Impact of third-party funding

If third parties are able to fund the costs of the litigation and pay adverse costs, what impact can this have on the case?

As noted in question 15, third parties are not permitted to fund litigation or pay adverse costs.

Impact of technology

What impact is technology having on complex commercial litigation in your jurisdiction?

In recent years, there has been a significant increase in electronic discovery in the context of complex commercial litigation. As a result, additional practical considerations have emerged regarding proportionality and reasonable efforts in making discovery. The Irish Court Rules specifically make provision for the parties to a dispute to seek electronically stored information from one another in searchable form. A discovery audit file is typically maintained by the parties to record decisions taken in respect of relevance and privilege. In addition, the High Court recently conducted its first ever paperless trial for a large, complex financial services dispute utilising an electronic trial platform in Defender Limited v HSBC Institutional Trust Services (Ireland) Limited and Ors [2018] IEHC 706. During the trial, the Court and parties worked from laptops, removing the need for volumes of paper, and any document referred to by counsel was immediately displayed onscreen in the courtroom. The case involved a significant number of witnesses and experts from across multiple jurisdictions who were scheduled to give evidence at the trial. As a direct result of the use of technology, experts in other jurisdictions were able to be briefed electronically and give their evidence remotely and in real time. In Ireland, legal teams traditionally work from hard copy folders, and the use of the electronic trial platform massively reduced paper wastage and associated costs. This trial demonstrates the willingness of the Irish courts to embrace technology, and the Courts Service of Ireland has indicated its desire to develop and expand its digital offering in the near future.

Parallel proceedings

How are parallel proceedings dealt with? What steps can a party take to gain a tactical advantage in these circumstances, and may a party bring private prosecutions?

Parallel proceedings are possible in Ireland, but uncommon. Generally, a regulator will conduct an investigation itself and make a decision at enforcement stage whether to conduct a hearing or refer a matter to the Garda Síochána (the Irish police force) and the Director of Public Prosecutions for a criminal investigation. Some regulators, such as the Environmental Protection Agency, have the ability to prosecute individuals themselves in the Irish courts.

It is unusual for regulatory and criminal proceedings to progress at the same time given that hearings and tribunals tend to progress more quickly than court proceedings.

Where both criminal and civil proceedings are brought in the same matter, the civil proceedings will most often be stayed by the court pending the outcome of the criminal proceedings. In the interests of the administration of justice, the courts will often direct that the criminal proceedings take precedence over any civil action, and stay the civil proceedings so as not to interfere with the criminal trial.

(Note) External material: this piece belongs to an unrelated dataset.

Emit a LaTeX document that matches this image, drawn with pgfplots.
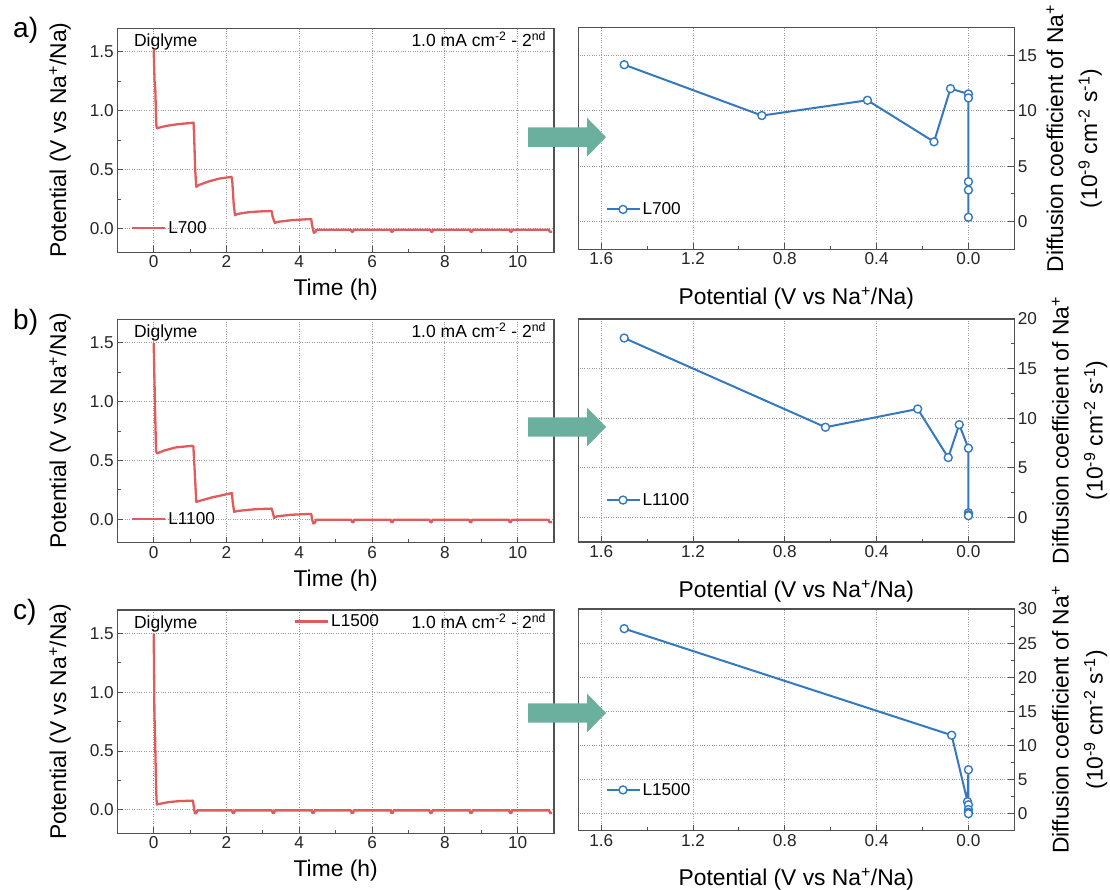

From a tactical point of view, the process of obtaining and exchanging evidence in these scenarios is crucial. It is very important to assert legal privilege over as many documents as possible from the beginning of any parallel or intertwined investigations. This is complicated by a recent Court of Appeal decision, Ryanair and Aer Lingus v Ireland [2018] IECA 222, in which it was held that litigation privilege in relation to one set of proceedings does not apply to subsequent actions.

There is limited scope in Ireland for a party to bring a private prosecution. Private prosecutions are held only at the district court level, where less serious offences are heard before a judge only. These are also unusual, but the existence of the right to private prosecution was confirmed by the High Court in 2013 in the decision of Kelly & anor v Ryan [2013] IEHC 321.